Lo que Chile actualmente experimenta es un desencanto de la realidad, sumado a una vergüenza a contribuir en su mantenimiento, y que intenta purgar mediante el más abierto apoyo a proyectos de carácter refundacional.
Una superstición consiste en la valoración excesiva o desmedida, por la que se reconoce en algo atributos (poderes) que exceden a su verdadera naturaleza.
En este momento de desencanto, Chile abrió sus puertas a varias supersticiones, refiriéndome con ello a ideas que no son simplemente equivocadas, sino a las que se le ha atribuido un potencial mágico que realmente no tienen. Y sí, lo que la gente busca en estas supersticiones es magia. No buscan cambios realmente sociales ni políticos, toda vez que conseguirlos requiere de una visión a largo plazo, una gradualidad “aburrida”, y una moderación incapaz de excitar las emociones.
Lo que la gente busca es magia. Tal vez la cultura Hollywood, con que por décadas nos acostumbramos a medir calidad fílmica según sus efectos especiales, nos condicionó incluso políticamente para que apoyásemos únicamente aquello mensurable por niveles de adrenalina, impidiéndonos percibir y distinguir la verdadera calidad de la producción.
Actualmente Chile es un perro escarbando un basurero ideológico para saciar con provisorias supersticiones mágicas aquella hambre religiosa de la que se pretendía inmune. Veo estas supersticiones en tres cultos modernos: el Cambio, la Democratización, y el Derechohumanismo.
A pesar de lo que sus partidarios creen, su adhesión nunca significa una mejora en la cotidianeidad humana, sino la satisfacción de un apetito teórico de modificación. La seductora – y “buena” – abstracción desplaza a la imperfecta – y “mala” – realidad.
A no subestimar: y es que las supersticiones no son simplemente errores, sino que actos de fe que impiden (y castigan) que sus adherentes los pongan en duda.
El Cambio, o la superstición según la cual la transformación de algo es indicador de evolución, y con el cual sería posible protección mágica contra los malos espíritus (o sea, escapar del pasado).
La Democratización, o la superstición según la cual las instituciones serán necesariamente mejores si sus transformaciones dependieran de la decisión de un ente anónimo y cuya responsabilidad por eventuales malos resultados es simplemente diluida en la cantidad, alimentada por la imaginaria y no menos ególatra fe según la cual cada situación sería mejor si “yo pudiese decidir sobre ellas”, consiguiendo además la bendición de un ente sobrenatural llamado “mayoría».
El Derechohumanismo, o la superstición según la cual la juridización de un sueño con la categoría de derecho equivale a la invocación de una relación en que su titular exige y el obligado concede, cumpliéndose con el no confesado sueño de todo esclavo – y que no es la libertad – sino la oportunidad de someter y esclavizar a otro, asumir el rol de amo, y que a la luz de la superstición derechohumanista se potencia por su permanente adulación a las masas, convenciéndolas de lo mucho que merecen, de lo poco que han recibido, y de transmutarse desde seres humanos a consumidores de derechos.
Como en Roma, la podredumbre de la sociedad comenzó en sus extremos: desde la acomodada y degenerada alta burocracia, y desde el insalubre populacho esclavo-inmigrante.
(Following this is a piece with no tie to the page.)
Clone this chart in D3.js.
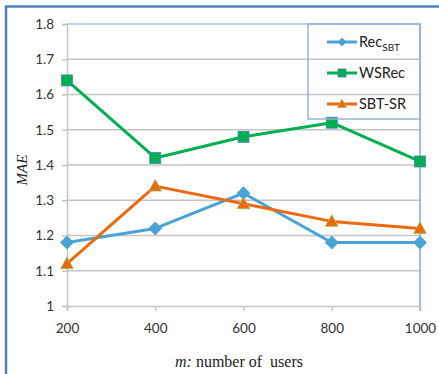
<!DOCTYPE html>
<html>
<head>
<meta charset="utf-8">
<script src="https://cdn.jsdelivr.net/npm/d3@7"></script>
<style>
  body { margin: 0; background: #fff; }
  svg { display: block; }
</style>
</head>
<body>
<div id="chart"></div>
<script>
// data
const users = [200, 400, 600, 800, 1000];
const recSBT = [1.18, 1.22, 1.32, 1.18, 1.18];
const wsRec = [1.64, 1.42, 1.48, 1.52, 1.41];
const sbtSR = [1.12, 1.34, 1.29, 1.24, 1.22];
const yTicks = [1, 1.1, 1.2, 1.3, 1.4, 1.5, 1.6, 1.7, 1.8];

const width = 439, height = 374;
const plotL = 67, plotR = 420, plotT = 24, plotB = 306;

const svg = d3.select("#chart").append("svg")
  .attr("width", width).attr("height", height);

// outer frame (left + top only)
svg.append("line").attr("x1", 6).attr("x2", 6).attr("y1", 6).attr("y2", height)
  .attr("stroke", "#4f81bd").attr("stroke-width", 2.5);
svg.append("line").attr("x1", 5).attr("x2", width).attr("y1", 6.5).attr("y2", 6.5)
  .attr("stroke", "#4f81bd").attr("stroke-width", 2.5);

const x = d3.scalePoint().domain(users).range([plotL, plotR]);
const y = d3.scaleLinear().domain([1, 1.8]).range([plotB, plotT]);

const tickFont = "Lato, 'Open Sans', sans-serif";

// gridlines
svg.append("g").selectAll("line")
  .data(yTicks.slice(1, -1))
  .enter().append("line")
  .attr("x1", plotL).attr("x2", plotR)
  .attr("y1", d => y(d)).attr("y2", d => y(d))
  .attr("stroke", "#c4c4c4").attr("stroke-width", 1.5);

// top border (light blue) and right border
svg.append("line").attr("x1", plotL).attr("x2", plotR + 1)
  .attr("y1", y(1.8)).attr("y2", y(1.8))
  .attr("stroke", "#a9c4e2").attr("stroke-width", 1.5);
svg.append("line").attr("x1", plotR).attr("x2", plotR)
  .attr("y1", plotT).attr("y2", plotB + 5)
  .attr("stroke", "#7ea7d8").attr("stroke-width", 1.5);

// y axis
const yAxis = svg.append("g")
  .attr("transform", `translate(${plotL},0)`)
  .call(d3.axisLeft(y).tickValues(yTicks).tickSize(5).tickPadding(8)
    .tickFormat(d => String(+d.toFixed(1))));
yAxis.select(".domain").attr("stroke", "#c4c4c4").attr("stroke-width", 1.5);
yAxis.selectAll(".tick line").attr("stroke", "#c4c4c4").attr("stroke-width", 1.5);
yAxis.selectAll("text").attr("font-family", tickFont).attr("font-size", 13.5).attr("fill", "#333");

// x axis
const xAxis = svg.append("g")
  .attr("transform", `translate(0,${plotB})`)
  .call(d3.axisBottom(x).tickSize(5).tickPadding(12));
xAxis.select(".domain").attr("stroke", "#c4c4c4").attr("stroke-width", 1.5);
xAxis.selectAll(".tick line").attr("stroke", "#c4c4c4").attr("stroke-width", 1.5);
xAxis.selectAll("text").attr("font-family", tickFont).attr("font-size", 13.5).attr("fill", "#333");

// axis titles
const xt = svg.append("text")
  .attr("x", 239).attr("y", 367)
  .attr("text-anchor", "middle")
  .attr("font-family", "'Liberation Serif', 'Times New Roman', serif")
  .attr("font-size", 16).attr("fill", "#222");
xt.append("tspan").attr("font-style", "italic").text("m:");
xt.append("tspan").text(" number of\u00a0 users");

svg.append("text")
  .attr("transform", "translate(27,170) rotate(-90)")
  .attr("text-anchor", "middle")
  .attr("font-family", "'Liberation Serif', 'Times New Roman', serif")
  .attr("font-style", "italic")
  .attr("font-size", 15).attr("fill", "#222")
  .text("MAE");

const line = d3.line().x((d, i) => x(users[i])).y(d => y(d));

const series = [
  { name: "Rec", sub: "SBT", values: recSBT, color: "#4aa3d6", marker: "diamond", mstroke: "#4aa3d6" },
  { name: "WSRec", sub: "", values: wsRec, color: "#00b050", marker: "square", mstroke: "#4f81bd" },
  { name: "SBT-SR", sub: "", values: sbtSR, color: "#eb6a10", marker: "triangle", mstroke: "#9bbb59" }
];

function drawMarker(g, type, cx, cy, s, fill, stroke) {
  if (type === "square") {
    g.append("rect").attr("x", cx - s / 2).attr("y", cy - s / 2)
      .attr("width", s).attr("height", s)
      .attr("fill", fill).attr("stroke", stroke).attr("stroke-width", 0.8);
  } else if (type === "diamond") {
    const r = s / 2 + 1;
    g.append("path")
      .attr("d", `M${cx},${cy - r}L${cx + r},${cy}L${cx},${cy + r}L${cx - r},${cy}Z`)
      .attr("fill", fill).attr("stroke", stroke).attr("stroke-width", 0.8);
  } else {
    const h = s;
    g.append("path")
      .attr("d", `M${cx},${cy - h * 0.6}L${cx + h * 0.58},${cy + h * 0.45}L${cx - h * 0.58},${cy + h * 0.45}Z`)
      .attr("fill", fill).attr("stroke", stroke).attr("stroke-width", 0.8);
  }
}

// draw lines (order: Rec, WSRec, SBT-SR)
series.forEach(s => {
  svg.append("path").datum(s.values)
    .attr("d", line)
    .attr("fill", "none")
    .attr("stroke", s.color)
    .attr("stroke-width", 3)
    .attr("stroke-linejoin", "round");
  const mg = svg.append("g");
  s.values.forEach((v, i) => drawMarker(mg, s.marker, x(users[i]), y(v), 11, s.color, s.mstroke));
});

// legend
const lg = svg.append("g");
lg.append("rect").attr("x", 308).attr("y", 24).attr("width", 112).attr("height", 95)
  .attr("fill", "none").attr("stroke", "#95b3d7").attr("stroke-width", 1.5);
series.forEach((s, i) => {
  const ly = 42 + i * 31;
  lg.append("line").attr("x1", 327).attr("x2", 357).attr("y1", ly).attr("y2", ly)
    .attr("stroke", s.color).attr("stroke-width", 3);
  drawMarker(lg, s.marker, 342, ly, s.marker === "diamond" ? 6 : 8, s.color, s.mstroke);
  const t = lg.append("text").attr("x", 359).attr("y", ly + 5)
    .attr("font-family", tickFont).attr("font-size", 14.5).attr("fill", "#222")
    .text(s.name);
  if (s.sub) t.append("tspan").attr("font-size", 10).attr("dy", 4).text(s.sub);
});
</script>
</body>
</html>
Desde ambos se expandió el cristianismo. Y es que el desarraigo siempre ha sido terreno fértil para la asimilación de lo exótico, de aquello que se parezca lo menos posible, ya sea a esa realidad cotidiana y banal que se considera de tan escaso valor, o bien a aquella pesadilla insoportable que reporta tan injusto dolor.
Tal vez Cambio, Democratización, y Derechohumanismo sean pequeñas «animitas conceptuales» que van preparando el camino para que un “nuevo Constantino” de la bienvenida a su nuevo gran sustituto: esta vez sin dioses, sin dios, y definitivamente sin trascendencia.